— Start Given data —

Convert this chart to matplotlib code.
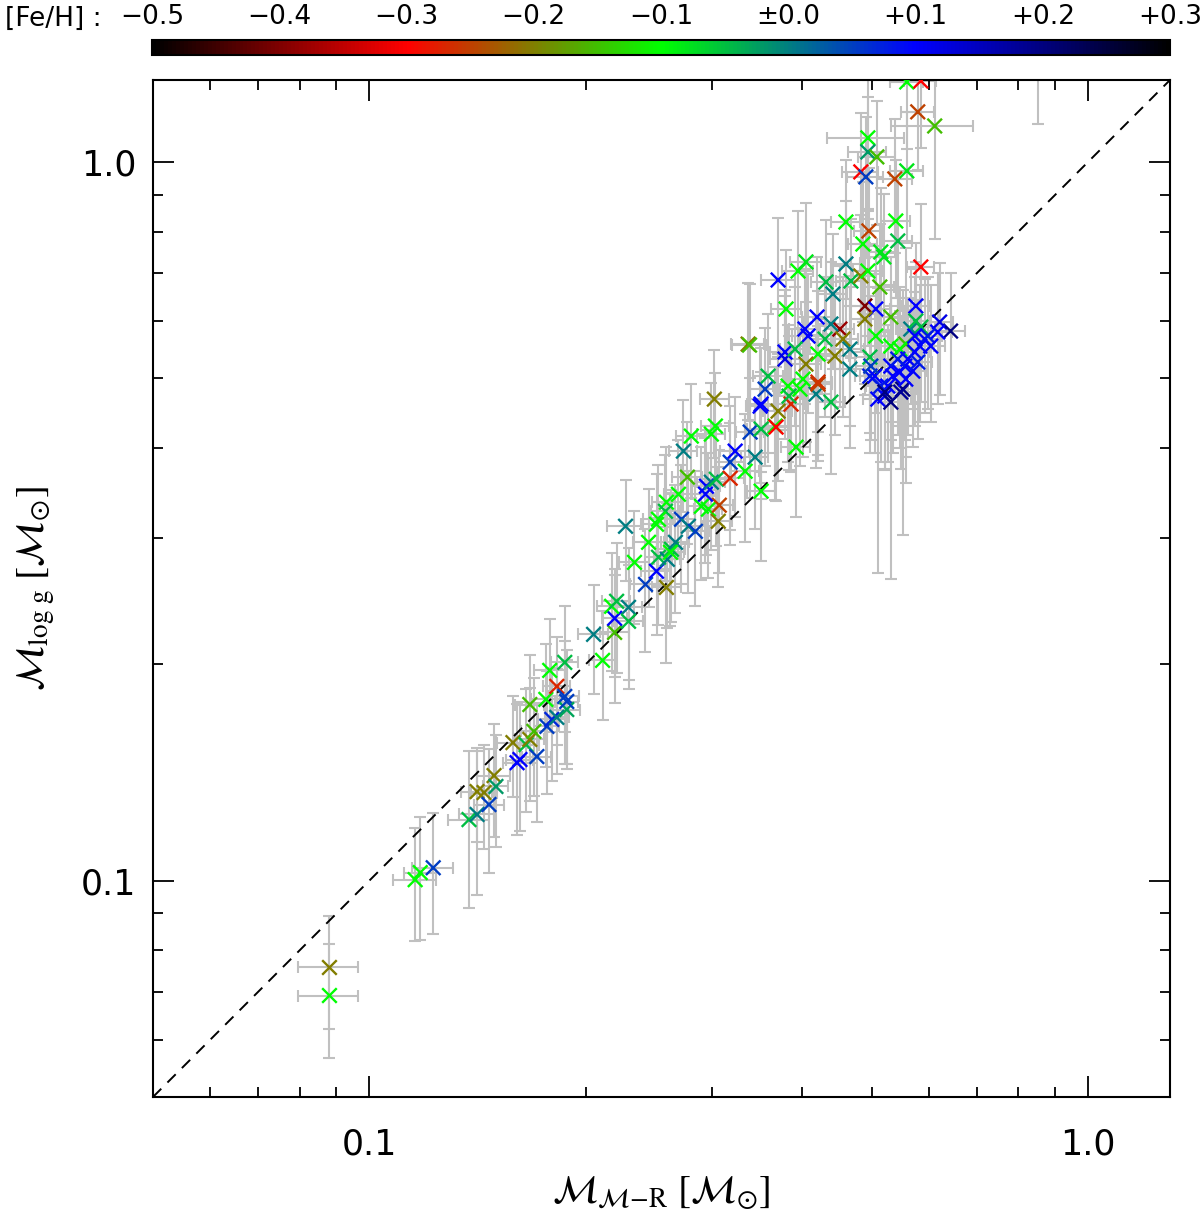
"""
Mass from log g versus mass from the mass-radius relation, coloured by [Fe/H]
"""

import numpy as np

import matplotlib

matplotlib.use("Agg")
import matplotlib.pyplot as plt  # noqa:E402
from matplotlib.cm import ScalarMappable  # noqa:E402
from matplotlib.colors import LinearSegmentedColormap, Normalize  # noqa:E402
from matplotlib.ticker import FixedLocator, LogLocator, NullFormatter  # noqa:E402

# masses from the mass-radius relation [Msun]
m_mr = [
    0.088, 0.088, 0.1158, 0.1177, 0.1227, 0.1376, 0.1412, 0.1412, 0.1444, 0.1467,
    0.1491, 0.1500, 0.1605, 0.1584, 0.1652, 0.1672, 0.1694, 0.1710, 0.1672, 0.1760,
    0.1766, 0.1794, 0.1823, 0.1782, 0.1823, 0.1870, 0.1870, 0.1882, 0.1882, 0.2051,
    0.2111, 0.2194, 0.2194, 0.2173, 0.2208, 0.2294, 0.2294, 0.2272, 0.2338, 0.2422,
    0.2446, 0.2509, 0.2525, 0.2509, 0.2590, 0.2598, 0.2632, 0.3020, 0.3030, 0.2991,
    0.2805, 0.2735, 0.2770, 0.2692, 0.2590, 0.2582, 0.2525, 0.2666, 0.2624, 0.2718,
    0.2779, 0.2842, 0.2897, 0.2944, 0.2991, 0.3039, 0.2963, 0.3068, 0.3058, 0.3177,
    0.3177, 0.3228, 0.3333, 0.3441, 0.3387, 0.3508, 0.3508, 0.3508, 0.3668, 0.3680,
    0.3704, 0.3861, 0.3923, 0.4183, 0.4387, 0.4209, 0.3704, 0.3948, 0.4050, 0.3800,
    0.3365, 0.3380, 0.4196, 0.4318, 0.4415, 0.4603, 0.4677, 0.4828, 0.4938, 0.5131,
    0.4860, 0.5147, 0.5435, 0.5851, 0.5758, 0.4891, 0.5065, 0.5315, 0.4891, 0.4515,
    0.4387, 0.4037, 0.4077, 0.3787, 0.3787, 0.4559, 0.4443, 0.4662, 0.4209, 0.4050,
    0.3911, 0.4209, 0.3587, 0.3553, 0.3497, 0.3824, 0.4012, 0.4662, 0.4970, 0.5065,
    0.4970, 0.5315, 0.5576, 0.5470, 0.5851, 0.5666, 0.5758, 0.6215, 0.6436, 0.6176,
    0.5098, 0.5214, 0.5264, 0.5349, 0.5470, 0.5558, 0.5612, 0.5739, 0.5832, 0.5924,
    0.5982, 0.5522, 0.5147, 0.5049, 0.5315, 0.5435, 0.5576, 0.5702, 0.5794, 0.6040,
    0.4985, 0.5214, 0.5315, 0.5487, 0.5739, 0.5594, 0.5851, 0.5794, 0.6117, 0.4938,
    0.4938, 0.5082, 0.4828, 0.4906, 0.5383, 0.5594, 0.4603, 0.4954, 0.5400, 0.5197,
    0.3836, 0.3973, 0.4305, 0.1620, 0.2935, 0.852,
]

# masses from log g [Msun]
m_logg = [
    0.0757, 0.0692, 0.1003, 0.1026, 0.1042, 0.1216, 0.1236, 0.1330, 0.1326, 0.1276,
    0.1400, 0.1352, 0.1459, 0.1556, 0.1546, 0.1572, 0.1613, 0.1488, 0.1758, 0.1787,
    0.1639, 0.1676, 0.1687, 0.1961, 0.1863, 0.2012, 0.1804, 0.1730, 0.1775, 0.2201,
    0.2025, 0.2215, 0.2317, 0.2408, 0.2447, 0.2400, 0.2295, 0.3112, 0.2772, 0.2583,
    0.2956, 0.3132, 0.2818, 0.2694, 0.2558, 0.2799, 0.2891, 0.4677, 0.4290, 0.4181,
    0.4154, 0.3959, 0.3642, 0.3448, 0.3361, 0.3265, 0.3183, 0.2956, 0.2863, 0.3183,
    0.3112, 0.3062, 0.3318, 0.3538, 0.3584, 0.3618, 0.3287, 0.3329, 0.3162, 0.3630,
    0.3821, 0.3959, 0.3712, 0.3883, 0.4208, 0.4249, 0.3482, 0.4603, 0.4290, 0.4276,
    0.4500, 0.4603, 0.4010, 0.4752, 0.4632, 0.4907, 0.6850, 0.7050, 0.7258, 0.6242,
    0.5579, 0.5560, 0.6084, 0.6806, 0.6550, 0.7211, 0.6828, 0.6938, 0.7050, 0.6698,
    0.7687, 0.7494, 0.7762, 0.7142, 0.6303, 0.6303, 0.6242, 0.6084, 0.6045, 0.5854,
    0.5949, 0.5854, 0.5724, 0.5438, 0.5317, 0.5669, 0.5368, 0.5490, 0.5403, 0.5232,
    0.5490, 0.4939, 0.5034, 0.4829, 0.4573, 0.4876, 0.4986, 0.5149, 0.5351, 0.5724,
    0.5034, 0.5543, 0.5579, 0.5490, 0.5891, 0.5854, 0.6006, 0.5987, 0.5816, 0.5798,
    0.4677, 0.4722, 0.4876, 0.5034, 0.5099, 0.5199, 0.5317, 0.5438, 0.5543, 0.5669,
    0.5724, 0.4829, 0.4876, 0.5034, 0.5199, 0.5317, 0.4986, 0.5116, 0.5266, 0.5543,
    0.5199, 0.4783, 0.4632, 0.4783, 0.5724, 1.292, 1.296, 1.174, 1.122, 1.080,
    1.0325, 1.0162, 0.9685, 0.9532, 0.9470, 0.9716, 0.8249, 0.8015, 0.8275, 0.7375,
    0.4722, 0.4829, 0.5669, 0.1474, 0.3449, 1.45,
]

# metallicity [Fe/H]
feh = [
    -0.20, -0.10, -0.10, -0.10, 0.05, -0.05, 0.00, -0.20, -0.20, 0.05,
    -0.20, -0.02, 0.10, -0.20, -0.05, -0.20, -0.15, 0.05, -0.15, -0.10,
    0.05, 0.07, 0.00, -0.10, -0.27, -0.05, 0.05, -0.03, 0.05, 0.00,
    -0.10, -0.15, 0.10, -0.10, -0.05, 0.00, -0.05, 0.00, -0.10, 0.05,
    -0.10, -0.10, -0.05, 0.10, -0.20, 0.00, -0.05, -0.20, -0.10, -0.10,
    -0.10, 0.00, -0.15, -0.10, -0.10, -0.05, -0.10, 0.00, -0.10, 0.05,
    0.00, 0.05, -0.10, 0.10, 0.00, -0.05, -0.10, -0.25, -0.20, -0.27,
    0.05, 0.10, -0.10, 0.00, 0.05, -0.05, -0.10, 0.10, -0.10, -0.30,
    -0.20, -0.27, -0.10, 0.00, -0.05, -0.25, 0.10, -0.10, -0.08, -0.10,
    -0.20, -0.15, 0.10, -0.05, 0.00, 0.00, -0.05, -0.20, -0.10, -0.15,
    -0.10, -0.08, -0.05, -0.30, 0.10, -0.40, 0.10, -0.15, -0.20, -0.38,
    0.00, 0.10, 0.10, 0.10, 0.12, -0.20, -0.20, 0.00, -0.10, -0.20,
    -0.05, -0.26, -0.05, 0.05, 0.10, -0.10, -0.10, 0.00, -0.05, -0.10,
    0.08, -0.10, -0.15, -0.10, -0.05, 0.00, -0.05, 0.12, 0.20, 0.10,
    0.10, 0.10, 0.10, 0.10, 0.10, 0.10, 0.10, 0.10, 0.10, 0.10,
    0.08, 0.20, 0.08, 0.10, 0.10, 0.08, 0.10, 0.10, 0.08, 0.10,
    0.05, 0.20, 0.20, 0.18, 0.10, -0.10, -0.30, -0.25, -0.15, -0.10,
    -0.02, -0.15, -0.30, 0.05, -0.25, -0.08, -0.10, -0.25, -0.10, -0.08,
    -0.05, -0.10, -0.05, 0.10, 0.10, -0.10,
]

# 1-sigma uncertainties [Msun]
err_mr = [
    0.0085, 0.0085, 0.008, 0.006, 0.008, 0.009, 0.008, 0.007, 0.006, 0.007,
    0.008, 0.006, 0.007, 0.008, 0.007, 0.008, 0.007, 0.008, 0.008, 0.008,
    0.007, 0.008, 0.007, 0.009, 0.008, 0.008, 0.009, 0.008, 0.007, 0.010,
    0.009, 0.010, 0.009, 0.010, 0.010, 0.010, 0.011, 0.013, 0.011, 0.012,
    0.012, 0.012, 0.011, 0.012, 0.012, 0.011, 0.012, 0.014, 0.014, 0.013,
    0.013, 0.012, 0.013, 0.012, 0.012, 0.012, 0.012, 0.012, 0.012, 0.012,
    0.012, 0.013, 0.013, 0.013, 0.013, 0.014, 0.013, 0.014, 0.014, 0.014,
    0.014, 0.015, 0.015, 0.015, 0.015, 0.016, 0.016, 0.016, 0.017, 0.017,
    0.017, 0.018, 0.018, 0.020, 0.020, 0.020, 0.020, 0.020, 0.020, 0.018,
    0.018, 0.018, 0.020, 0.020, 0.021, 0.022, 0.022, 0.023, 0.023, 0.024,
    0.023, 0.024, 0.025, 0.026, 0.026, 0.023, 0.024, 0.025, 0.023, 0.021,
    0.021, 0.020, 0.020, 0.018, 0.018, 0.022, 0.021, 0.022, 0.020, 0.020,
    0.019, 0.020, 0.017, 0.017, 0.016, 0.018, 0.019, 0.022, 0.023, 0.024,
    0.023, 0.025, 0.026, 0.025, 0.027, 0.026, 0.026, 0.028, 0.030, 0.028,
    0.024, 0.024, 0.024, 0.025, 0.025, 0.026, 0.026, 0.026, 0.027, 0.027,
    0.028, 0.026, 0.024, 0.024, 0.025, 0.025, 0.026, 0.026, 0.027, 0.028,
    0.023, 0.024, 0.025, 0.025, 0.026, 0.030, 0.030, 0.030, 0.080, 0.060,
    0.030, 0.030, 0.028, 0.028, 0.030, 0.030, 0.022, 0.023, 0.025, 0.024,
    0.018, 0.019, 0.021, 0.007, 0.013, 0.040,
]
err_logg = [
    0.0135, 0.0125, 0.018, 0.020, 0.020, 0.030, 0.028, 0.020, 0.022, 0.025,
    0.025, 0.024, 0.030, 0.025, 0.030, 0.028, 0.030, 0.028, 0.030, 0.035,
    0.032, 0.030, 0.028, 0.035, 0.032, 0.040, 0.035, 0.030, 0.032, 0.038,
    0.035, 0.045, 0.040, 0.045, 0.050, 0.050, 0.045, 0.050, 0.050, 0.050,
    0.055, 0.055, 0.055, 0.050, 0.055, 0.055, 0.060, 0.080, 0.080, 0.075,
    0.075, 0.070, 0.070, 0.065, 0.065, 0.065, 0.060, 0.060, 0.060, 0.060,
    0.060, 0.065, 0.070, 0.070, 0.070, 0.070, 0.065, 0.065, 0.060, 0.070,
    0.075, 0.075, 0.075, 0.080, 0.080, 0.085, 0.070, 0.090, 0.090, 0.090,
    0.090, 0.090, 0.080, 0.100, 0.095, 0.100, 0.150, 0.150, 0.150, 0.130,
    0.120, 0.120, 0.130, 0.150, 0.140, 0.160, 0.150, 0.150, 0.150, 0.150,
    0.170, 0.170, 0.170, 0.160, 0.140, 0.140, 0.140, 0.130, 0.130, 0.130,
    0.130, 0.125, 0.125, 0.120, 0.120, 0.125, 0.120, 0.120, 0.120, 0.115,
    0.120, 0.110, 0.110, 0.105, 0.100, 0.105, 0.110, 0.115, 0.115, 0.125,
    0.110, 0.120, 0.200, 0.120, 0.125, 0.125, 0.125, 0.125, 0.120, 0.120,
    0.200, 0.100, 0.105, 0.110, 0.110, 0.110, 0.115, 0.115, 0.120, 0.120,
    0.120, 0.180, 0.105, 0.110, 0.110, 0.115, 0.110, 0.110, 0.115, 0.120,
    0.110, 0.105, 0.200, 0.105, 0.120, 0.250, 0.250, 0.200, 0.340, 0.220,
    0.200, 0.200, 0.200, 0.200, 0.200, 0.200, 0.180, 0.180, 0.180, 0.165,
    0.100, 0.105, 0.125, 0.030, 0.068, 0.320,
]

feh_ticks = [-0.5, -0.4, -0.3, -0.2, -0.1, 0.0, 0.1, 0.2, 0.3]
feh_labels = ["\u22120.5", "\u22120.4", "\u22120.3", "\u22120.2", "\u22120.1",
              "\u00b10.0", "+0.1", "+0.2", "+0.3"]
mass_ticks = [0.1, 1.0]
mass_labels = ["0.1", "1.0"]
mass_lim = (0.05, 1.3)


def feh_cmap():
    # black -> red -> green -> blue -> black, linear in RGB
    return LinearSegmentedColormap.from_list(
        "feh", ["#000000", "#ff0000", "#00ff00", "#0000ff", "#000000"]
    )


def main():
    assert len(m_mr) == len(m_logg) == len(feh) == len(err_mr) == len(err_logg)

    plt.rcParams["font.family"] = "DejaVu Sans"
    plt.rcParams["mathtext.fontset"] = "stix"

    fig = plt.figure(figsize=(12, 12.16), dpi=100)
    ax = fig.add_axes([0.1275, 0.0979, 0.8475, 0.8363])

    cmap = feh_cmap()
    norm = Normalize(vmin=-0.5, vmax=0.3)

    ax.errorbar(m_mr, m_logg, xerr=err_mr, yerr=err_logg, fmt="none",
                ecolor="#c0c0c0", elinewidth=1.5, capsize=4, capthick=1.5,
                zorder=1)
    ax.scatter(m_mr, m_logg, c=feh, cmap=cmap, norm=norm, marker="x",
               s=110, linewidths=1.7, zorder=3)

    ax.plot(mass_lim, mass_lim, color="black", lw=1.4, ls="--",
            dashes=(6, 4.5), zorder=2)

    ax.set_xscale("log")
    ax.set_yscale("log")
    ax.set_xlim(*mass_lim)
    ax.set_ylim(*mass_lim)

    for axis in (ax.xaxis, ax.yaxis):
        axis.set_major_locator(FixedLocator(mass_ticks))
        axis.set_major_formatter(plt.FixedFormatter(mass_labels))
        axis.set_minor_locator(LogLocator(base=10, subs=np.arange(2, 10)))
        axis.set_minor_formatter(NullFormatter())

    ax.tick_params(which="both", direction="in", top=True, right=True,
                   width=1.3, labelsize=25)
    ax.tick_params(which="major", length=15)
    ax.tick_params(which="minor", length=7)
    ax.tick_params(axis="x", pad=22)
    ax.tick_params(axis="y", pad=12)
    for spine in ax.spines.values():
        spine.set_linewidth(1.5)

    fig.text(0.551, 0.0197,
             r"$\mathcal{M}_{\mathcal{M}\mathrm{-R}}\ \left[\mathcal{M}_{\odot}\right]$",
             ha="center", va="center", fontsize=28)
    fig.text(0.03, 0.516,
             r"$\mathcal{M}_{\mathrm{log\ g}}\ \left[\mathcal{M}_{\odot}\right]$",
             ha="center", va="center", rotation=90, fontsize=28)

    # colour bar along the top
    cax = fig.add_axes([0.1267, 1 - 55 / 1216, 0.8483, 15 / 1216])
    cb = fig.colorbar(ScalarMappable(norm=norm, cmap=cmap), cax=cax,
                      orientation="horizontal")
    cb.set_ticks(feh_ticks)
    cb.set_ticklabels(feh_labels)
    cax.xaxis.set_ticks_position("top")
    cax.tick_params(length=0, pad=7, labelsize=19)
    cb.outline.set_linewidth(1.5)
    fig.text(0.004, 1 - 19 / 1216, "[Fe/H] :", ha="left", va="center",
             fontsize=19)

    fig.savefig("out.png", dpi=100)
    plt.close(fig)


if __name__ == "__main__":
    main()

— End Given data —

Task statement:
Pictures are excluded: retype only the lines from the beginning of the listing above through the line with "from matplotlib.ticker import", both included.

Correct output:
Convert this chart to matplotlib code.
"""
Mass from log g versus mass from the mass-radius relation, coloured by [Fe/H]
"""

import numpy as np

import matplotlib

matplotlib.use("Agg")
import matplotlib.pyplot as plt  # noqa:E402
from matplotlib.cm import ScalarMappable  # noqa:E402
from matplotlib.colors import LinearSegmentedColormap, Normalize  # noqa:E402
from matplotlib.ticker import FixedLocator, LogLocator, NullFormatter  # noqa:E402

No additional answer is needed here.